* _Set exercise_: Your task is to quote the listing below exactly, beginning with its first line and ending on the line bearing "East and North".

--- start ---

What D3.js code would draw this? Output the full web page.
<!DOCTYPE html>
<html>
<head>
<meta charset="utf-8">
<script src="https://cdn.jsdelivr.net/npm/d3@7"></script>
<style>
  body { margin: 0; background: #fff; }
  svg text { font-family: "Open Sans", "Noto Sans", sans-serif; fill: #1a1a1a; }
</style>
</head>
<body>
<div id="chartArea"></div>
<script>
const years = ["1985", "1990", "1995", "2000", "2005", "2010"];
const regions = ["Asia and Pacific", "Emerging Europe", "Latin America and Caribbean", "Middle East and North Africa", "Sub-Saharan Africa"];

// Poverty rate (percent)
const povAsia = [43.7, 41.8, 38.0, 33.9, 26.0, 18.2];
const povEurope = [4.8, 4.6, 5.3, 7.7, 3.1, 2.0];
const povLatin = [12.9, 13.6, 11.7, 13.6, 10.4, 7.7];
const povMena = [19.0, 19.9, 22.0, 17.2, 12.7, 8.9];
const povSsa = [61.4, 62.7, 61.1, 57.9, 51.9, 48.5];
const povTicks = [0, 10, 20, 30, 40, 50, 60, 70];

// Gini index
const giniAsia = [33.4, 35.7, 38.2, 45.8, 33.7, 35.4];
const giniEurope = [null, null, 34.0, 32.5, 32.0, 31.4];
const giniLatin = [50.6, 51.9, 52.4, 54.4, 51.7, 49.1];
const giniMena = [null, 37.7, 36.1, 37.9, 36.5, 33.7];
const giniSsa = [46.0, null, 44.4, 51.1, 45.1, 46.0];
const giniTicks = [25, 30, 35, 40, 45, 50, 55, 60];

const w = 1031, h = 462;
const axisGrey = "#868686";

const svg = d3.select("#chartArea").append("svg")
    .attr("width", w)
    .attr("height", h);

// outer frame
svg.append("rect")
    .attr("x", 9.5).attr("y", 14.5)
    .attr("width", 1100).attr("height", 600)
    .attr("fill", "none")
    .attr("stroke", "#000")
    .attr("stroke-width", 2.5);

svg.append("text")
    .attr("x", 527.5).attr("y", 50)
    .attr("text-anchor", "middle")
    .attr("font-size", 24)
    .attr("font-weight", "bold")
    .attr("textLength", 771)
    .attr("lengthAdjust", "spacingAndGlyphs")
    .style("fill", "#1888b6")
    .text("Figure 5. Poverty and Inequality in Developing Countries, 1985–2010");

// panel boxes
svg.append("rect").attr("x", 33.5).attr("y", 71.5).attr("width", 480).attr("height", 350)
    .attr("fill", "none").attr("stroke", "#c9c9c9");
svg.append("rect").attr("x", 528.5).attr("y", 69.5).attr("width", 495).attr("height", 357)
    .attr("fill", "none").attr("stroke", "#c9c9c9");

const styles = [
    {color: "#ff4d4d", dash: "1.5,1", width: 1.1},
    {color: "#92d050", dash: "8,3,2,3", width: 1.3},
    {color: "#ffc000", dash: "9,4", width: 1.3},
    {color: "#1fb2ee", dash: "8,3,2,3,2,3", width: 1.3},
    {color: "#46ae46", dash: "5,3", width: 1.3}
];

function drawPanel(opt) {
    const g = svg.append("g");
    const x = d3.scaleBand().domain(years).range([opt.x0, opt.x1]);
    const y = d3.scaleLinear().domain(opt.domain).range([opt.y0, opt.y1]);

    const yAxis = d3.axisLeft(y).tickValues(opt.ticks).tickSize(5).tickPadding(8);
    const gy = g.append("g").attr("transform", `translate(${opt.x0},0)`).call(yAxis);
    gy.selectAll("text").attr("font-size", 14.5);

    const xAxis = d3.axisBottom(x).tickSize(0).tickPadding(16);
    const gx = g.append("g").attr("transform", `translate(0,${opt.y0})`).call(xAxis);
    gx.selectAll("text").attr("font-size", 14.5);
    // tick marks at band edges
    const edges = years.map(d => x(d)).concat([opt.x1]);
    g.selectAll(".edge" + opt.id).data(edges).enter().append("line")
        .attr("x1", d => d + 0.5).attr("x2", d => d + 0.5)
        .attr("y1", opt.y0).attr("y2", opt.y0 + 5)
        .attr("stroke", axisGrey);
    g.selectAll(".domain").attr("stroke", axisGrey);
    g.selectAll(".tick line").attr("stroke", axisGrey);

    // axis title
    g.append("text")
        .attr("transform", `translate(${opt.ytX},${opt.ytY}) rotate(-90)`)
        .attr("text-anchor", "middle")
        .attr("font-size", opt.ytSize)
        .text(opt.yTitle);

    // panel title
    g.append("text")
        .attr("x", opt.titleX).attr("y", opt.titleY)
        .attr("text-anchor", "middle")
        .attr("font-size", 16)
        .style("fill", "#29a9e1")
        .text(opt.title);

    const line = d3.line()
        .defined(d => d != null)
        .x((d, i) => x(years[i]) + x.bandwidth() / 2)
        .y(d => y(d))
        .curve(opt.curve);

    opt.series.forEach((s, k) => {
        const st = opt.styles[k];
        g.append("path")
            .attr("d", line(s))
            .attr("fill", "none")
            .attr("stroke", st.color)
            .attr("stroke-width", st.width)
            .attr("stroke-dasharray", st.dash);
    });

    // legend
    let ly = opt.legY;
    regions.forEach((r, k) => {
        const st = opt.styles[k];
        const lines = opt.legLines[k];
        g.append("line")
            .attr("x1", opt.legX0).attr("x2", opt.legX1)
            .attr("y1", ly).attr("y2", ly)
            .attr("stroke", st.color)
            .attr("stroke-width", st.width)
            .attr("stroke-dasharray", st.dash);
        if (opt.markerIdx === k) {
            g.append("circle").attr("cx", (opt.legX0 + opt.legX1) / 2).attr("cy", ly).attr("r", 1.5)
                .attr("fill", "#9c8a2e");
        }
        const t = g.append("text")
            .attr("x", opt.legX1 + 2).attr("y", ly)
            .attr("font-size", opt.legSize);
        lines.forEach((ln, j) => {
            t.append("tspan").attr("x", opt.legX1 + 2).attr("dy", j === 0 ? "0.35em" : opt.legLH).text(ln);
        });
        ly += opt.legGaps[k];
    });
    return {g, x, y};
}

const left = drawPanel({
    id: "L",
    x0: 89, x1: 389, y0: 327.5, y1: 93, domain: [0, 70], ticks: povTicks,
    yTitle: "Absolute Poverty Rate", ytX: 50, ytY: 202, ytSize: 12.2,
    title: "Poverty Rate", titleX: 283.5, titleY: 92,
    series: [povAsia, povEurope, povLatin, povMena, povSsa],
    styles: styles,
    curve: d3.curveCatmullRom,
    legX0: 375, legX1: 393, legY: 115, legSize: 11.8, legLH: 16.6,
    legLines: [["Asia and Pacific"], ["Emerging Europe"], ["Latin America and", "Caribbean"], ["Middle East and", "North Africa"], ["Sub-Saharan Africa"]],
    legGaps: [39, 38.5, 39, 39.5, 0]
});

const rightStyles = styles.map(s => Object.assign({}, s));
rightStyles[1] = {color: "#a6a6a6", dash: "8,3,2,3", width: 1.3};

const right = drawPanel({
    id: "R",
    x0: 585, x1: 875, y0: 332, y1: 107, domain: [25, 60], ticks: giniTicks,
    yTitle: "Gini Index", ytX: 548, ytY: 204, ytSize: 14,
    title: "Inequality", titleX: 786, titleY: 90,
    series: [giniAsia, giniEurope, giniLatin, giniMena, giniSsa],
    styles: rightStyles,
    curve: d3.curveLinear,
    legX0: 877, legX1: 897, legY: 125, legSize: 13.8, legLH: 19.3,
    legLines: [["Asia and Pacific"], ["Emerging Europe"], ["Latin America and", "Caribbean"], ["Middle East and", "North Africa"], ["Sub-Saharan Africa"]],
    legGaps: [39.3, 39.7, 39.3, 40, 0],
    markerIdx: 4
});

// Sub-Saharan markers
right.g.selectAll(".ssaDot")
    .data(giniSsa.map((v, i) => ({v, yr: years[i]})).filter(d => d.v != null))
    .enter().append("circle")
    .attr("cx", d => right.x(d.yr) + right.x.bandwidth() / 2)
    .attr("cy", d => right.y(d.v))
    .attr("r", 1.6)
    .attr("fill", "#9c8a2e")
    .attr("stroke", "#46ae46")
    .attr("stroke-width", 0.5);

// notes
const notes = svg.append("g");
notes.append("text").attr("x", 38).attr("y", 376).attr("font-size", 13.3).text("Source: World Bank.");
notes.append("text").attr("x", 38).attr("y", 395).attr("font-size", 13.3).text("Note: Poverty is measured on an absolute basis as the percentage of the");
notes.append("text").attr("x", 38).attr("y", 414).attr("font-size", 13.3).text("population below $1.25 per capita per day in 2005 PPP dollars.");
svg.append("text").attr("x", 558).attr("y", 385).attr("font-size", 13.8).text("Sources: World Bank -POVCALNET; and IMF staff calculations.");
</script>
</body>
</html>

--- end ---

* _Answer in full_:
What D3.js code would draw this? Output the full web page.
<!DOCTYPE html>
<html>
<head>
<meta charset="utf-8">
<script src="https://cdn.jsdelivr.net/npm/d3@7"></script>
<style>
  body { margin: 0; background: #fff; }
  svg text { font-family: "Open Sans", "Noto Sans", sans-serif; fill: #1a1a1a; }
</style>
</head>
<body>
<div id="chartArea"></div>
<script>
const years = ["1985", "1990", "1995", "2000", "2005", "2010"];
const regions = ["Asia and Pacific", "Emerging Europe", "Latin America and Caribbean", "Middle East and North Africa", "Sub-Saharan Africa"];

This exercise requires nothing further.